All of these reservations are amplified for most American car buyers. The United States boasts the world’s highest share of personal cars in the commuting population, as well as the drivers who tend to go the longest distances: The average American commuter travels 42 miles round-trip daily, versus about 17 miles for Europeans. Americans also love their famous road trips, traveling by car for summer vacations, business trips, and exploring the great American frontier. This is not merely a cultural predilection, but a natural consequence of the comparatively vast open spaces in many parts of the nation.

Writing on the EV Wall

The recent survey surprised EV industry hopefuls but is no shock to US consumers influenced by more than just cost and charging access. Many Americans understand that the very term “renewable” is deceptive: Lithium mines inflict child labor horrors while coal is incinerated to smelt Chinese aluminum, and a laundry list of PFAS, heavy metals, and other non-greenhouse pollutants are steadily spewed from an industry that claims it is “clean” and planet-saving.

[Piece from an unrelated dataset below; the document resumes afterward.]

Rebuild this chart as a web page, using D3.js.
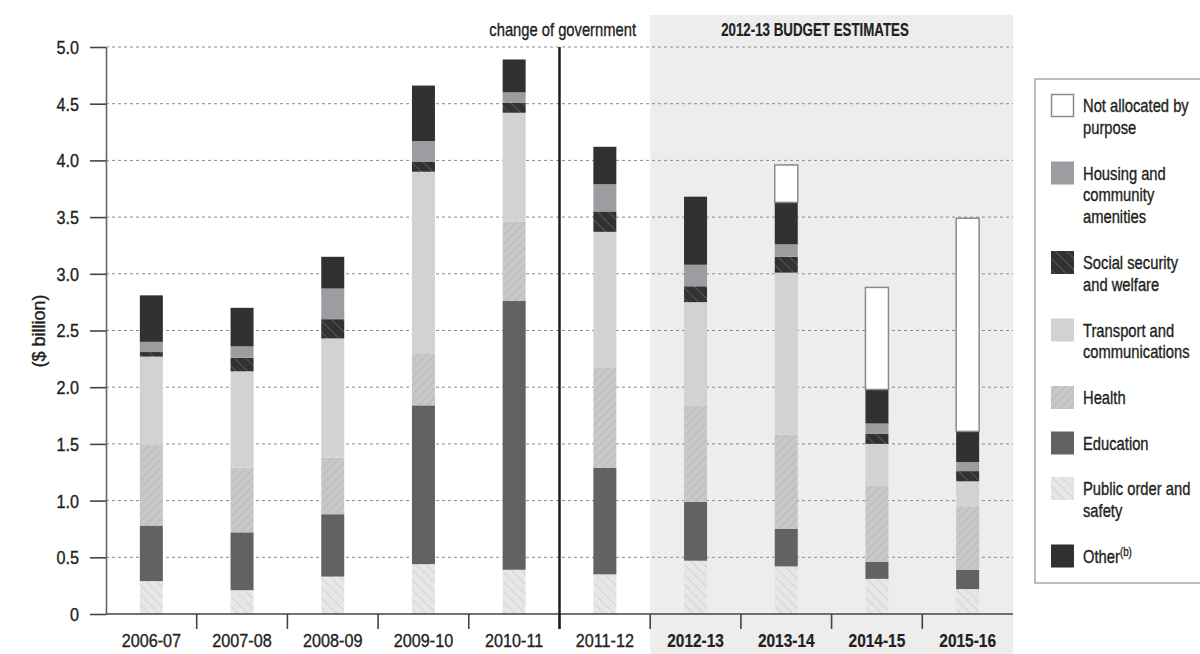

For those willing to pay an EV sticker price premium to spare their children from future ecological risk, the climate-rescue pitch is rightly waning.

The EV market was plugged forcefully without full consideration of the major obstacles remaining to achievement. Those realities continue to mount challenges for which the Utopian dreamers have not fashioned technological solutions. The US electric grid is precarious even before adding millions of cars for charging; EV tires wear out faster than gas-powered; EV repair costs are much higher. Relevant to many Americans, EV cars and chargers did not exhibit stellar performance in the 2023-2024 cold snap, highlighting another difference from Europeans: Arctic cold. Growing awareness of regressive subsidization of EVs at the expense of low-income taxpayers is also a turn-off for many social justice buyers. Most US EV car sales have been of pricey models for wealthy car owners who can also afford home charging stations. This car tale is the opposite of Henry Ford’s universally accessible Model T.

It Will Get Worse

Despite all the best government-supported marketing plans and alluring subsidies, the 21st-century EV rollout will likely prove to be the second death of the electric car. The recent survey did not weigh plummeting used EV car values in the US, the accumulating losses incurred by manufacturers on EV sales, or growing consumer awareness that EV technology pollutes the planet in spades.

American car buyers can be enticed but not compelled. Much like vegans running from high-priced fake meats that are as processed and unhealthy as that which they are supposed to replace, even eco-conscious Americans understand that they are being sold a bill of profit-motivated goods in EVs that do not deliver. Electric cars are a boondoggle that makes money for a few in the short term while damaging the environment, regressively transferring wealth from poor to rich, and stranding rich buyers in storms or long lines while folks driving jalopies move on down the road. American consumers struggling with shrinking real incomes and sticky inflation are figuring this out in short order.